N'a-t-on chanté la geste des combattantes kurdes que pour les laisser en proie aux janissaires ?

L'opposition turque a ravi à Erdogan "sa" ville d'Istambul, que le parti du Sultan (qui en avait été maire) contrôlait depuis un quart de siècle. C'est bien. Et les victoires de l'opposition aux élections municipales (elle va contrôler des villes qui concentrent 70 % de la richesse nationale et près de la moitié de la population du pays) sont d'autant plus importantes que c'est précisément par son ancrage municipal que l'AKP a trouvé la force de devenir le premier parti de Turquie (avec de furieuses envies d'en devenir le parti unique) : les ressources des municipalités sont utilisées pour créer une clientèle partisane, et soutenir les "organisations de masse" (de jeunes et de femmes, notamment) proches du parti ou directement contrôlées par lui.  Mais une élection municipale gagnée ne fait pas le printemps : Erdogan a toujours le soutien d’un Turc sur deux, s'il est détesté par l'autre. Reste donc à l'opposition le plus difficile : constituer une alternative au Sultan, et à sa politique. Y compris, ou peut-être même surtout, à sa politique au Kurdistan. Car la défaite de l'AKP est en grande partie due à la crise économique que traverse la Turquie, plus qu'à l'autoritarisme, à à l'expansionnisme régional, au conservatisme social du pouvoir et à sa répression des aspirations kurdes, qu'elles se manifestent en Turquie, en Irak ou en Syrie.

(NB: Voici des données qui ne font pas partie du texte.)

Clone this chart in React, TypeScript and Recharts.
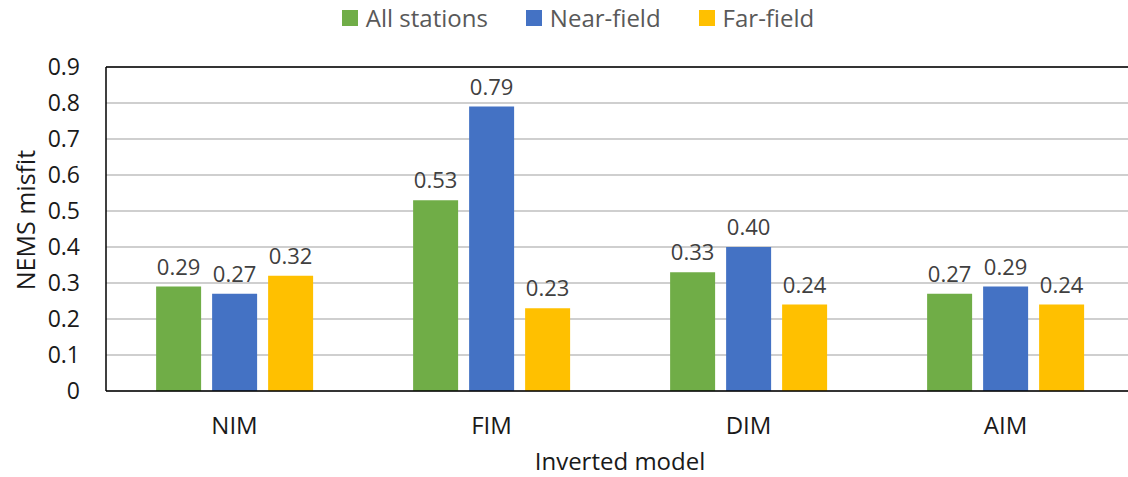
import React from "react"
import { Bar, BarChart, CartesianGrid, LabelList, ReferenceLine, XAxis, YAxis } from "recharts"

const models = ["NIM", "FIM", "DIM", "AIM"]
const allStations = [0.29, 0.53, 0.33, 0.27]
const nearField = [0.27, 0.79, 0.4, 0.29]
const farField = [0.32, 0.23, 0.24, 0.24]
const yTicks = [0, 0.1, 0.2, 0.3, 0.4, 0.5, 0.6, 0.7, 0.8, 0.9]

const series = [
  { key: "all", name: "All stations", color: "#70AD47" },
  { key: "near", name: "Near-field", color: "#4472C4" },
  { key: "far", name: "Far-field", color: "#FFC000" },
]

const data = models.map((m, i) => ({
  model: m,
  all: allStations[i],
  near: nearField[i],
  far: farField[i],
}))

const FONT = "'Open Sans', 'Noto Sans', sans-serif"

const Legend = () => (
  <div
    style={{
      position: "absolute",
      left: 0,
      top: 1,
      width: 1156,
      display: "flex",
      justifyContent: "center",
      fontFamily: FONT,
      fontSize: 24,
      color: "#595959",
    }}
  >
    {series.map((s) => (
      <div key={s.key} style={{ display: "flex", alignItems: "center", margin: "0 19px" }}>
        <span style={{ width: 16, height: 16, background: s.color, marginRight: 8 }} />
        <span>{s.name}</span>
      </div>
    ))}
  </div>
)

export default function App() {
  return (
    <div
      style={{
        position: "fixed",
        left: 0,
        top: 0,
        width: 1128,
        height: 477,
        overflow: "hidden",
        background: "#fff",
      }}
    >
      <BarChart
        width={1140}
        height={477}
        data={data}
        margin={{ top: 67, right: 6, bottom: 0, left: 0 }}
        barCategoryGap="19.5%"
        barGap={11}
        style={{ fontFamily: FONT }}
      >
        <CartesianGrid vertical={false} stroke="#BFBFBF" strokeWidth={1.5} />
        <XAxis
          dataKey="model"
          height={86}
          tickLine={false}
          tickSize={0}
          tickMargin={26}
          axisLine={{ stroke: "#000", strokeWidth: 1.5 }}
          tick={{ fontSize: 24, fill: "#1a1a1a" }}
          label={({ viewBox }: any) => (
            <text
              x={viewBox.x + viewBox.width / 2}
              y={viewBox.y + 79}
              textAnchor="middle"
              fontSize={24}
              fill="#1a1a1a"
              fontFamily={FONT}
            >
              Inverted model
            </text>
          )}
        />
        <YAxis
          width={106}
          domain={[0, 0.9]}
          ticks={yTicks}
          interval={0}
          tickLine={false}
          tickSize={0}
          tickMargin={26}
          axisLine={{ stroke: "#000", strokeWidth: 1.5 }}
          tick={{ fontSize: 23, fill: "#1a1a1a" }}
          tickFormatter={(v: number) => (v === 0 ? "0" : v.toFixed(1))}
          label={() => (
            <text
              x={25}
              y={220}
              transform={`rotate(-90, 25, 220)`}
              textAnchor="middle"
              dominantBaseline="central"
              fontSize={25}
              fill="#1a1a1a"
              fontFamily={FONT}
            >
              NEMS misfit
            </text>
          )}
        />
        <ReferenceLine y={0.9} stroke="#000" strokeWidth={1.5} />
        {series.map((s) => (
          <Bar key={s.key} dataKey={s.key} name={s.name} fill={s.color} isAnimationActive={false}>
            <LabelList
              dataKey={s.key}
              position="top"
              offset={12}
              formatter={(v: number) => v.toFixed(2)}
              style={{ fontSize: 22, fill: "#404040", fontFamily: FONT }}
            />
          </Bar>
        ))}
      </BarChart>
      <Legend />
    </div>
  )
}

En Irak, à la mi-octobre 2017, les troupes irakiennes (entraînées par les USA) renforcées de milices iraniennes n'ont mis que quelques heures pour s'emparer, de la grande ville de Kirkouk, revendiquée par les Kurdes, et des champs pétroliers de la région. Les Kurdes ont perdu avec les puits de pétrole leur principale ressource financière et 45 % du territoire qu'ils contrôlaient en Irak. Un coup de force de toute évidence autorisé, sinon téléguidé, à la fois par les USA et la Turquie
En Syrie, l'armée turque et ses supplétifs islamistes syriens ont lancé, en janvier 2018, une offensive contre la ville d'Afrin tenue par les forces kurdes face à Daech. Après trois mois de combats, les Turcs et leurs supplétifs islamistes ont pris la ville. Et y ont instauré un régime de terreur. Selon Amnesty International, les civils y subissent de "graves violations des droits humains" : disparitions forcées, prises d'otages, détentions arbitraires, tortures, pillage, expropriations et remplacement de la population kurde par des "déplacés" venus des territoires syriens repris par le régime de Damas.

Ainsi les Kurdes se retrouvent affrontés à la fois à Daech, aux Turcs, aux Irakiens arabes et aux Iraniens. Et sans alliés, abandonnés après avoir été utilisés par les uns et les autres comme combattants et combattantes de première ligne contre les djihadistes de l'Etat islamique. N'a-t-on chanté la geste des combattantes kurdes mque pour les laisser en proie aux janissaires ?

La gauche turque et kurde a besoin de la solidarité active de la gauche européenne. Et tout le peuple kurde, qu'il soit en Irak, en Syrie, en Iran ou en Turquie.  Le malheur kurde peut prendre fin. Si on ne laisse pas les Kurdes seuls à ses prises.